PARIS (Reuters) - France’s lower house approved by a large majority on Sunday a bill that would tighten asylum rules after tense debates that created the first cracks within President Emmanuel Macron’s party.
One member of Macron’s party, Jean-Michel Clement, voted against the bill and said he would leave the majority.
“I am not sure we’re sending to world citizens the universal message that has always been ours,” the lawmaker said in a statement following the vote late on Sunday.
The French National Assembly voted in favour of the legislation by 228-139, with 24 abstaining. Debates are due to follow in the upper house, the Senate, in June.

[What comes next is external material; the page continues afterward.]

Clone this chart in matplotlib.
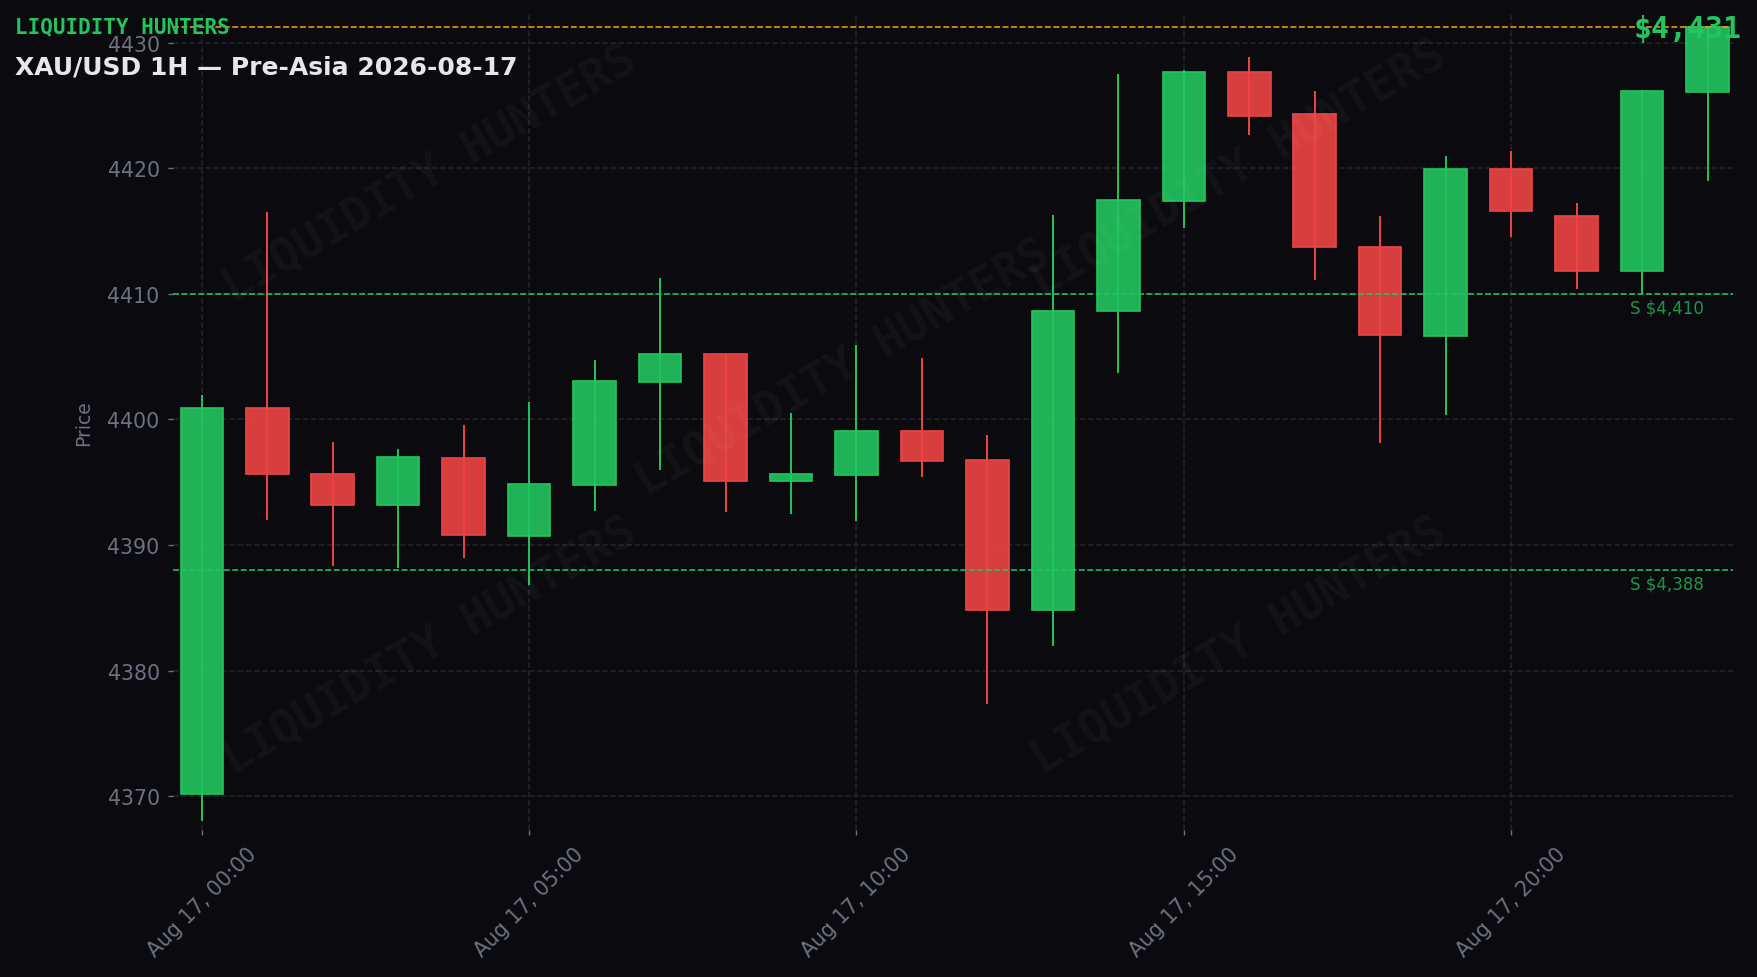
import matplotlib
matplotlib.use("Agg")
import matplotlib.pyplot as plt
import matplotlib.dates as mdates
import matplotlib.transforms as mtransforms
from matplotlib.colors import to_rgba
import pandas as pd
import numpy as np

# ---------------- data ----------------
times = pd.date_range("2026-08-17 00:00", periods=24, freq="h")
opens = [4370.20, 4400.93, 4395.67, 4393.15, 4396.95, 4390.70, 4394.75, 4403.00,
         4405.18, 4395.07, 4395.55, 4399.05, 4396.76, 4384.80, 4408.60, 4417.40,
         4427.64, 4424.30, 4413.75, 4406.65, 4419.92, 4416.17, 4411.80, 4426.10]
closes = [4400.93, 4395.62, 4393.15, 4397.03, 4390.77, 4394.83, 4403.05, 4405.18,
          4395.07, 4395.62, 4399.05, 4396.66, 4384.80, 4408.60, 4417.45, 4427.64,
          4424.14, 4413.70, 4406.70, 4419.96, 4416.57, 4411.79, 4426.15, 4431.25]
highs = [4401.94, 4416.50, 4398.20, 4397.64, 4399.55, 4401.38, 4404.73, 4411.26,
         4405.18, 4400.50, 4405.92, 4404.89, 4398.75, 4416.28, 4427.50, 4427.83,
         4428.86, 4426.15, 4416.20, 4420.98, 4421.37, 4417.23, 4426.23, 4431.25]
lows = [4368.06, 4392.00, 4388.34, 4388.18, 4388.98, 4386.83, 4392.72, 4395.99,
        4392.64, 4392.46, 4391.93, 4395.43, 4377.31, 4381.96, 4403.72, 4415.27,
        4422.65, 4411.10, 4398.14, 4400.37, 4414.55, 4410.38, 4409.98, 4419.00]
current_price = 4431.25
support_levels = [4410, 4388]
support_labels = ["S $4,410", "S $4,388"]
yticks = [4370, 4380, 4390, 4400, 4410, 4420, 4430]
title = "XAU/USD 1H \u2014 Pre-Asia 2026-08-17"
brand = "LIQUIDITY HUNTERS"
price_label = "$4,431"

# ---------------- style ----------------
BG = "#0b0b0f"
GREEN = "#22c55e"
RED = "#ef4444"
ORANGE = "#f59e0b"
GRAY = "#6b7280"
GRID = "#24242c"
MONO = "DejaVu Sans Mono"

fig = plt.figure(figsize=(17.58, 9.78), dpi=100, facecolor=BG)
ax = fig.add_axes([0.0984, 0.1503, 0.8874, 0.8333])
ax.set_facecolor(BG)

x = mdates.date2num(times)
o = np.array(opens); c = np.array(closes)
h = np.array(highs); l = np.array(lows)
up = c >= o
edge = [GREEN if u else RED for u in up]
face = [to_rgba(GREEN if u else RED, 0.9) for u in up]
w = 0.65 / 24

ax.vlines(x, l, h, colors=edge, linewidth=1.4, zorder=2)
ax.bar(x, c - o, bottom=o, width=w, color=face, edgecolor=edge,
       linewidth=1.2, zorder=3)

# levels
ax.axhline(current_price, color=ORANGE, linestyle="--", linewidth=1.15, zorder=4)
blend = mtransforms.blended_transform_factory(ax.transAxes, ax.transData)
for lv, lab in zip(support_levels, support_labels):
    ax.axhline(lv, color=GREEN, linestyle="--", linewidth=1.15, zorder=4)
    ax.annotate(lab, xy=(0.934, lv), xycoords=blend, xytext=(0, -3),
                textcoords="offset points", va="top", ha="left",
                color=GREEN, alpha=0.75, fontsize=12)

# axes formatting
x0 = mdates.date2num(times[0])
ax.set_xlim(x0 - 0.44 / 24, x0 + 23.39 / 24)
ax.set_ylim(4367.31, 4432.2)
ax.set_yticks(yticks)
ax.xaxis.set_major_locator(mdates.HourLocator(byhour=range(0, 24, 5)))
ax.xaxis.set_major_formatter(mdates.DateFormatter("%b %d, %H:%M"))
ax.grid(True, color=GRID, linestyle="--", linewidth=1.1, zorder=0)
ax.set_axisbelow(True)
for s in ax.spines.values():
    s.set_visible(False)
ax.tick_params(colors=GRAY, labelcolor=GRAY, labelsize=14.8, length=3.6,
               width=1.0, pad=6)
for t in ax.get_xticklabels():
    t.set_rotation(45)
    t.set_ha("center")
ax.set_ylabel("Price", color=GRAY, fontsize=13.5, labelpad=10)

# header texts
fig.text(0.0083, 0.9656, brand, family=MONO, fontweight="bold",
         fontsize=15, color=GREEN, ha="left", va="baseline")
fig.text(0.0083, 0.9243, title, fontweight="bold", fontsize=18,
         color="#e5e7eb", ha="left", va="baseline")
fig.text(0.9907, 0.9608, price_label, family=MONO, fontweight="bold",
         fontsize=21.5, color=GREEN, ha="right", va="baseline", zorder=10)

# watermarks
wm_pos = [(430, 174), (843, 368), (1239, 169), (430, 646), (1239, 646)]
for px, py in wm_pos:
    fig.text(px / 1758, 1 - py / 978, brand, family=MONO, fontweight="bold",
             fontsize=33, color="white", alpha=0.04, rotation=30,
             ha="center", va="center", rotation_mode="anchor", zorder=10)

fig.savefig("out.png", dpi=100, facecolor=BG)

The National Assembly will have the last word on the bill.
A dozen lawmakers in the more than 300-seat majority have voiced concerns over the bill in recent days, not enough to defeat the government but the most serious sign of unease to date for Macron’s two-year-old political movement.
Embarrassingly for the government, far-right leader Marine Le Pen and her fellow National Front lawmakers voted in favour of some of the bill’s articles.
Before the vote, Macron’s party whip, Richard Ferrand, had warned his members that although abstaining would only be considered a “venial sin” by party hierarchy, voting against the bill would constitute a “mortal sin.”
The legislation was criticized by human rights groups and leftist parties and represented a key test for the unity of Macron’s centrist party.
It doubles to 90 days the time in which illegal migrants can be detained, shortens deadlines to apply for asylum and makes the illegal crossing of borders an offence punishable by one year in jail and fines.
The government has said it wanted to be both firm and fair on immigration, which has been a major political issue since hundreds of thousands of migrants fleeing war and poverty in the Middle East and Africa started moving to Europe.
The bill would also make it easier for minors to get asylum and aims to halve the time it takes for authorities to process any asylum request.